_Direction_. Print all of the data exactly as written.

═══ Data ═══

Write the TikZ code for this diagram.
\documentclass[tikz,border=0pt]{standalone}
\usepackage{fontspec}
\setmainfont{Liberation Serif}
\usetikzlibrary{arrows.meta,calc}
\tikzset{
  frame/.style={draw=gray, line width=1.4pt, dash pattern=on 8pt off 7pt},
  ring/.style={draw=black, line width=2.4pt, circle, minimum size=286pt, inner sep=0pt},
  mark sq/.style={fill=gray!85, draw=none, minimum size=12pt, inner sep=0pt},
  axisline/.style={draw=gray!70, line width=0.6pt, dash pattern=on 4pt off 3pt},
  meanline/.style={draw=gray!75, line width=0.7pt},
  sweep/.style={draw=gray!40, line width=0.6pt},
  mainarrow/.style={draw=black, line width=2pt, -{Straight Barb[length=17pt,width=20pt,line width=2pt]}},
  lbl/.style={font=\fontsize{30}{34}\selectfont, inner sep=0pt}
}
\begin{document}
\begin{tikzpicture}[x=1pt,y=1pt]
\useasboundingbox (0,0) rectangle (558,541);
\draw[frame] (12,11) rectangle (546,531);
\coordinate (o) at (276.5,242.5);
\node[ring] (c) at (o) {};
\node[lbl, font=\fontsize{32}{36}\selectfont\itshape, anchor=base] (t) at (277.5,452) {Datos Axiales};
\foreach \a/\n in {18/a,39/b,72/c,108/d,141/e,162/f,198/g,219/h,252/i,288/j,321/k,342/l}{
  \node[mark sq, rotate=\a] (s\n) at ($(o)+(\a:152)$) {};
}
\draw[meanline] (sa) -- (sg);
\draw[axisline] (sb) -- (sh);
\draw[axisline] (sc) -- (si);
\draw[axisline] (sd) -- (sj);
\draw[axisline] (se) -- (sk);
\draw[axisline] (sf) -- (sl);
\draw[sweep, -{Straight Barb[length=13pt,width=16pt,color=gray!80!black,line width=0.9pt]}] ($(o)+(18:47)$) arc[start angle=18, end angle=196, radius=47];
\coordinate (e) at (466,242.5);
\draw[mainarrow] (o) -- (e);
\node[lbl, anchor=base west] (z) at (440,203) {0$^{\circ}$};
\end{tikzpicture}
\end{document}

═══

_Task output_.
Write the TikZ code for this diagram.
\documentclass[tikz,border=0pt]{standalone}
\usepackage{fontspec}
\setmainfont{Liberation Serif}
\usetikzlibrary{arrows.meta,calc}
\tikzset{
  frame/.style={draw=gray, line width=1.4pt, dash pattern=on 8pt off 7pt},
  ring/.style={draw=black, line width=2.4pt, circle, minimum size=286pt, inner sep=0pt},
  mark sq/.style={fill=gray!85, draw=none, minimum size=12pt, inner sep=0pt},
  axisline/.style={draw=gray!70, line width=0.6pt, dash pattern=on 4pt off 3pt},
  meanline/.style={draw=gray!75, line width=0.7pt},
  sweep/.style={draw=gray!40, line width=0.6pt},
  mainarrow/.style={draw=black, line width=2pt, -{Straight Barb[length=17pt,width=20pt,line width=2pt]}},
  lbl/.style={font=\fontsize{30}{34}\selectfont, inner sep=0pt}
}
\begin{document}
\begin{tikzpicture}[x=1pt,y=1pt]
\useasboundingbox (0,0) rectangle (558,541);
\draw[frame] (12,11) rectangle (546,531);
\coordinate (o) at (276.5,242.5);
\node[ring] (c) at (o) {};
\node[lbl, font=\fontsize{32}{36}\selectfont\itshape, anchor=base] (t) at (277.5,452) {Datos Axiales};
\foreach \a/\n in {18/a,39/b,72/c,108/d,141/e,162/f,198/g,219/h,252/i,288/j,321/k,342/l}{
  \node[mark sq, rotate=\a] (s\n) at ($(o)+(\a:152)$) {};
}
\draw[meanline] (sa) -- (sg);
\draw[axisline] (sb) -- (sh);
\draw[axisline] (sc) -- (si);
\draw[axisline] (sd) -- (sj);
\draw[axisline] (se) -- (sk);
\draw[axisline] (sf) -- (sl);
\draw[sweep, -{Straight Barb[length=13pt,width=16pt,color=gray!80!black,line width=0.9pt]}] ($(o)+(18:47)$) arc[start angle=18, end angle=196, radius=47];
\coordinate (e) at (466,242.5);
\draw[mainarrow] (o) -- (e);
\node[lbl, anchor=base west] (z) at (440,203) {0$^{\circ}$};
\end{tikzpicture}
\end{document}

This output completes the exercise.